§ Given request: Pictures stay out. Extract the lines below from the first one through the line with "plt.rcParams['font.family'] = ['Liberation", both included.

↓

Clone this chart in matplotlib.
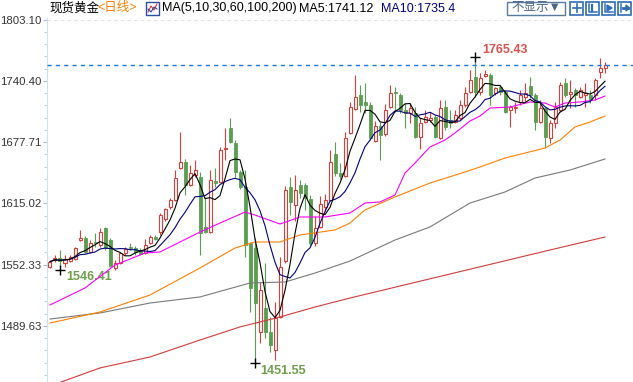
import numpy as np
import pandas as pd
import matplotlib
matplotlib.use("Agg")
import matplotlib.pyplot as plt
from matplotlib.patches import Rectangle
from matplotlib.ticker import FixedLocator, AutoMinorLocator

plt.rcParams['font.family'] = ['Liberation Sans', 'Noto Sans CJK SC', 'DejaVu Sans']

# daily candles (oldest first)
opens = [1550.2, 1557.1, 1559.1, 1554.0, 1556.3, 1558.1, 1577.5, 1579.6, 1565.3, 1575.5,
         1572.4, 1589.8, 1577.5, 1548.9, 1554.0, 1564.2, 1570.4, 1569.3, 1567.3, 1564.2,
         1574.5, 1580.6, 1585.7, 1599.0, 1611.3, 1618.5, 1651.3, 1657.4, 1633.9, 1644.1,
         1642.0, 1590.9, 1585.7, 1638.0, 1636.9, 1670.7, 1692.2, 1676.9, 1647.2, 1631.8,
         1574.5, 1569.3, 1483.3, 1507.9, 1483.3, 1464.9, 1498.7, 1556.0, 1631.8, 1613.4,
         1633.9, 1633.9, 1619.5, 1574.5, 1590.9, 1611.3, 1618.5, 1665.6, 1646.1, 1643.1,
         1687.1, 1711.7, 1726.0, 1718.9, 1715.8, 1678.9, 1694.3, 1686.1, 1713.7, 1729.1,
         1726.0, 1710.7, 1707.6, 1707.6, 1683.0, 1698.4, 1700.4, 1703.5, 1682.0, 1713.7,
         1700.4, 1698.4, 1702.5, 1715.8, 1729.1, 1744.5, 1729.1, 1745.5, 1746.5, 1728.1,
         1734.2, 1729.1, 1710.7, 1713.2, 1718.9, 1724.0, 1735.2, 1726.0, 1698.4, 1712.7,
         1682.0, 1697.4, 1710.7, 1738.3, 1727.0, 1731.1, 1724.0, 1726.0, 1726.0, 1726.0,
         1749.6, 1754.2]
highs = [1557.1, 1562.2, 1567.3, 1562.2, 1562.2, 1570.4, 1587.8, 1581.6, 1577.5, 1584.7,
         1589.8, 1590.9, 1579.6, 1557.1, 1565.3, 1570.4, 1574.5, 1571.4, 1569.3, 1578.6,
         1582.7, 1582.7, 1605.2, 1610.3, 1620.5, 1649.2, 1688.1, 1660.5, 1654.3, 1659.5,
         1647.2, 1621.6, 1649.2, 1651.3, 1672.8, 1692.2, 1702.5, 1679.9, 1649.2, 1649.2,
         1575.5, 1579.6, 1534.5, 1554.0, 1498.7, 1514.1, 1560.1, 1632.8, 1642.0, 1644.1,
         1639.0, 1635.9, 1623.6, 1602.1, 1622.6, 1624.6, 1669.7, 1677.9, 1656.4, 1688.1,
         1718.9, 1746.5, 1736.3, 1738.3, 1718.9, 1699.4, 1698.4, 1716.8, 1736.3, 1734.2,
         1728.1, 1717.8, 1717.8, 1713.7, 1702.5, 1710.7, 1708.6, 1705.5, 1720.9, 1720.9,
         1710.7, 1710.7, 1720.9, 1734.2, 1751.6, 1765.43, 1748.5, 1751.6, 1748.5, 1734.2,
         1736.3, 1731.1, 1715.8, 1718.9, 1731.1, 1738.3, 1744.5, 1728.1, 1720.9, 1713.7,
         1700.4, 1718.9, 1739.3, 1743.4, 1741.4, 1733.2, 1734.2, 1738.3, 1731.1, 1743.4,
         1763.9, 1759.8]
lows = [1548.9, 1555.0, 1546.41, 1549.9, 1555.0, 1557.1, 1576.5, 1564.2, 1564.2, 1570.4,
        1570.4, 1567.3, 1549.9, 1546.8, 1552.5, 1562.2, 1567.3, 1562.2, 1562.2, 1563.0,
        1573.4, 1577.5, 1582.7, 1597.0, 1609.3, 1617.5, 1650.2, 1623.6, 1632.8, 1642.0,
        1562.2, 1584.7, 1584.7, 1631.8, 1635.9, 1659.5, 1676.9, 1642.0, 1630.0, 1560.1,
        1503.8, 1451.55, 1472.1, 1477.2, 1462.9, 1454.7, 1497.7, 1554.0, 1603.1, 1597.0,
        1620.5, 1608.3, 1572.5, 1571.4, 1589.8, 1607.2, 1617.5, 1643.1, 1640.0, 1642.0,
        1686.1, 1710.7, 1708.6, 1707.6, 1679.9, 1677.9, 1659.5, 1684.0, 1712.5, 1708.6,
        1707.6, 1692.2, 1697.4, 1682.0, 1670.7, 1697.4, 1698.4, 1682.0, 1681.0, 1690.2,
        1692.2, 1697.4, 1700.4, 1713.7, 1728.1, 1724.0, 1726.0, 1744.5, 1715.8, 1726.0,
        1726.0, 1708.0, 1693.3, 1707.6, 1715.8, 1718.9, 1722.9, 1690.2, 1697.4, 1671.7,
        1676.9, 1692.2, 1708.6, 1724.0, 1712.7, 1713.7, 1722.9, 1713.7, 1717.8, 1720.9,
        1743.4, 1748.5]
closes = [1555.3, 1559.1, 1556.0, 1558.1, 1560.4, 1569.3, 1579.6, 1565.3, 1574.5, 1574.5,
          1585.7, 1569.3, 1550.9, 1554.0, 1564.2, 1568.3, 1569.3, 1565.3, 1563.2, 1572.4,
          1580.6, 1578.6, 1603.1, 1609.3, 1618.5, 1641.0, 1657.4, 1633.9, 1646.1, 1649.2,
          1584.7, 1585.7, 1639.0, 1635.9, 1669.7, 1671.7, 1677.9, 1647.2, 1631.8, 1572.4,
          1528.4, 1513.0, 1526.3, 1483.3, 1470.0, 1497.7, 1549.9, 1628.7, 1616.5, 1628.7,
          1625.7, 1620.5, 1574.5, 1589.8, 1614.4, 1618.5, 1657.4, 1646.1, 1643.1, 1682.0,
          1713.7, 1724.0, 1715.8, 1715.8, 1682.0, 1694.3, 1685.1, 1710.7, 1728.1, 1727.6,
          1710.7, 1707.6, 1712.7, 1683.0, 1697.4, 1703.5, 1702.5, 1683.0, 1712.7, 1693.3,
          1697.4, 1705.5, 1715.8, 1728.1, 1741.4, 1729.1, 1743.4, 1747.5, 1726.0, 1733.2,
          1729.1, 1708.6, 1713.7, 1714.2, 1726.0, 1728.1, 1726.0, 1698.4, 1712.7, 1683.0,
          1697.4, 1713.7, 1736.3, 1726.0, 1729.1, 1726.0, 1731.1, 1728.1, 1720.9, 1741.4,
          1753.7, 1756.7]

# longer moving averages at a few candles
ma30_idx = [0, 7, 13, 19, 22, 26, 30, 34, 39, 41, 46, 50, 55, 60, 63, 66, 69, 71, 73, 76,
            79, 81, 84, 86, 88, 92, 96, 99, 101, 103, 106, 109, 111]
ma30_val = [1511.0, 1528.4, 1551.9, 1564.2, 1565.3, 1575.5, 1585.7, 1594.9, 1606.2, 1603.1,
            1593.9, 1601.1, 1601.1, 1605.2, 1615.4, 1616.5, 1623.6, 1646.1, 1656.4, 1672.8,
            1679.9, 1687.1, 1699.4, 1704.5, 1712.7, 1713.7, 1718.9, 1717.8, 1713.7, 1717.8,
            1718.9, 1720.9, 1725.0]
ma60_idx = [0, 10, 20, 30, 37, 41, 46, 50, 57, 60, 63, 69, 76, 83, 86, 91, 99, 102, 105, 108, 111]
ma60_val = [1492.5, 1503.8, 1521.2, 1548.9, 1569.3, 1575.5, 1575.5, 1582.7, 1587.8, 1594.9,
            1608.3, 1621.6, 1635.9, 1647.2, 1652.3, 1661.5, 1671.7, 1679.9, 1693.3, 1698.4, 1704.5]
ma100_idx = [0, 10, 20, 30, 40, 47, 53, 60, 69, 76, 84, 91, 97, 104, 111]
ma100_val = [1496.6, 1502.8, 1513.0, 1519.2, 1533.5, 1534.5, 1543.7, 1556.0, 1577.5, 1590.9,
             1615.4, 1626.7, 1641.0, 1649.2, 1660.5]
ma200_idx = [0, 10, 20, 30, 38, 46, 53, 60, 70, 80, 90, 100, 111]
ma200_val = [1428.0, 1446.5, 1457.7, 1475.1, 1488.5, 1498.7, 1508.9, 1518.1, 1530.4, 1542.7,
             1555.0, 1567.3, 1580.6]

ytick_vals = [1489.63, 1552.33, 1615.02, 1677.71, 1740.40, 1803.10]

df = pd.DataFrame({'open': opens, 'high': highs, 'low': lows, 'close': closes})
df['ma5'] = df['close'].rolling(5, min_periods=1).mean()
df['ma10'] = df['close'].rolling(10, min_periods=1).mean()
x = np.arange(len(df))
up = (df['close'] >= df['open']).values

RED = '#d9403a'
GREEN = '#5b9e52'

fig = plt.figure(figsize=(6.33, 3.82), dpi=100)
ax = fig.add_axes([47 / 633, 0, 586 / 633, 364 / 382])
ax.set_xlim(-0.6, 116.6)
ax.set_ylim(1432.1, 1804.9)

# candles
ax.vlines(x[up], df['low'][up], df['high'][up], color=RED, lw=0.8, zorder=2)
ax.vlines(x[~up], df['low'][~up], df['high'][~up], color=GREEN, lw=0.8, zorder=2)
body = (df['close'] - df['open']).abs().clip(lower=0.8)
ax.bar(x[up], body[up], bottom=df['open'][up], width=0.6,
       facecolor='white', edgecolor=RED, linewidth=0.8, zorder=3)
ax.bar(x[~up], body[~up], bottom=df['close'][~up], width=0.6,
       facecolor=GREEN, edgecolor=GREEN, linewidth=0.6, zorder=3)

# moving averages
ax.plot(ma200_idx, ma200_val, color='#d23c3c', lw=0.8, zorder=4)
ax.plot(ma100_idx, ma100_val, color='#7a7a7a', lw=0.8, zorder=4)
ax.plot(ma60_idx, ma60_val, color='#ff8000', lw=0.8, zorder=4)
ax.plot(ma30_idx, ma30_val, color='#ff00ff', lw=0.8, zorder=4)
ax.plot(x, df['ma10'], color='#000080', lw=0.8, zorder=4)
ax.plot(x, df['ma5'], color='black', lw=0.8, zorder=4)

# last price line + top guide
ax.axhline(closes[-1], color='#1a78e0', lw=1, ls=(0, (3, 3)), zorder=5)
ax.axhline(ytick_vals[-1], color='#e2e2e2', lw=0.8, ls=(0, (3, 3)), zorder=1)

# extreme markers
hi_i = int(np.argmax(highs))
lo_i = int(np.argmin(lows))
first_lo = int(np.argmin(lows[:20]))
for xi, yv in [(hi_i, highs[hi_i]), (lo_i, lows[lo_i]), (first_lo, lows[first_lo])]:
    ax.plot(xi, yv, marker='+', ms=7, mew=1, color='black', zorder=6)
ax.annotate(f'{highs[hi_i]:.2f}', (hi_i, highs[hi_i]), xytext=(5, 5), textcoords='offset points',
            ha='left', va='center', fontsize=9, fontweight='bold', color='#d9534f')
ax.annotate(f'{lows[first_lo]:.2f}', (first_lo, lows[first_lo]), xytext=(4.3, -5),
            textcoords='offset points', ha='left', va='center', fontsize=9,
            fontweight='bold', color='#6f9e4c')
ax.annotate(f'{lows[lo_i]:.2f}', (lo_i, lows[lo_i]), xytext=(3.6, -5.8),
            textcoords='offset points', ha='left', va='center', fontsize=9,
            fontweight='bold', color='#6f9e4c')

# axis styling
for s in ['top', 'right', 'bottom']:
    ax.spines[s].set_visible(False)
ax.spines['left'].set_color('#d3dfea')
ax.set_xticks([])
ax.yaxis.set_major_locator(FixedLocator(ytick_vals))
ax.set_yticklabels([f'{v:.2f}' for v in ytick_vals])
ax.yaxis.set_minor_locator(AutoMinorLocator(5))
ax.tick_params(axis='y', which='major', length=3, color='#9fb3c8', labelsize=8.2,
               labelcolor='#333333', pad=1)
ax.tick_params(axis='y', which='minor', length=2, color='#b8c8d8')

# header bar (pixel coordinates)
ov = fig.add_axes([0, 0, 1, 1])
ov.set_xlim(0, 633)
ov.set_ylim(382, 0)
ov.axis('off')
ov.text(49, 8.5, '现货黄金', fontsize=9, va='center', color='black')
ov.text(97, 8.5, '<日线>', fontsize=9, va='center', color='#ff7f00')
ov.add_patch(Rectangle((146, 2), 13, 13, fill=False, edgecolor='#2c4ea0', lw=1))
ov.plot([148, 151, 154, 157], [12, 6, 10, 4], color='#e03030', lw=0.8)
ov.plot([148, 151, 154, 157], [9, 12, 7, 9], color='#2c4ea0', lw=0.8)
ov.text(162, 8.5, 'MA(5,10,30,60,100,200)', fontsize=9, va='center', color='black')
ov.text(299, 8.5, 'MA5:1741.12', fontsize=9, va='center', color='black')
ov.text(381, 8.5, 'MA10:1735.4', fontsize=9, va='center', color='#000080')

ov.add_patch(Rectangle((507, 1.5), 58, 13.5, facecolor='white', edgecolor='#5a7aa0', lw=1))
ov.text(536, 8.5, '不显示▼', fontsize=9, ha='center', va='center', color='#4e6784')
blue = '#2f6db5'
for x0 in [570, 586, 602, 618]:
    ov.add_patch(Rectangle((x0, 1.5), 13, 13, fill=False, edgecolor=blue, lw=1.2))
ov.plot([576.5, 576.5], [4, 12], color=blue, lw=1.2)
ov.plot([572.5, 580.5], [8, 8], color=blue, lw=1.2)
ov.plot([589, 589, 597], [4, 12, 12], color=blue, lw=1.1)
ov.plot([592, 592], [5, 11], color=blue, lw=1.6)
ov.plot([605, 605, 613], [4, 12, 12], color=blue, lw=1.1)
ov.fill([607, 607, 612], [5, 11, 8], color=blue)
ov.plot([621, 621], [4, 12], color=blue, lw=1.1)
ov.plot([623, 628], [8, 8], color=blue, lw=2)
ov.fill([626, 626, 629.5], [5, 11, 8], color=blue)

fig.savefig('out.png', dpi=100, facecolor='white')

↑

§ Exercise answer:
Clone this chart in matplotlib.
import numpy as np
import pandas as pd
import matplotlib
matplotlib.use("Agg")
import matplotlib.pyplot as plt
from matplotlib.patches import Rectangle
from matplotlib.ticker import FixedLocator, AutoMinorLocator

plt.rcParams['font.family'] = ['Liberation Sans', 'Noto Sans CJK SC', 'DejaVu Sans']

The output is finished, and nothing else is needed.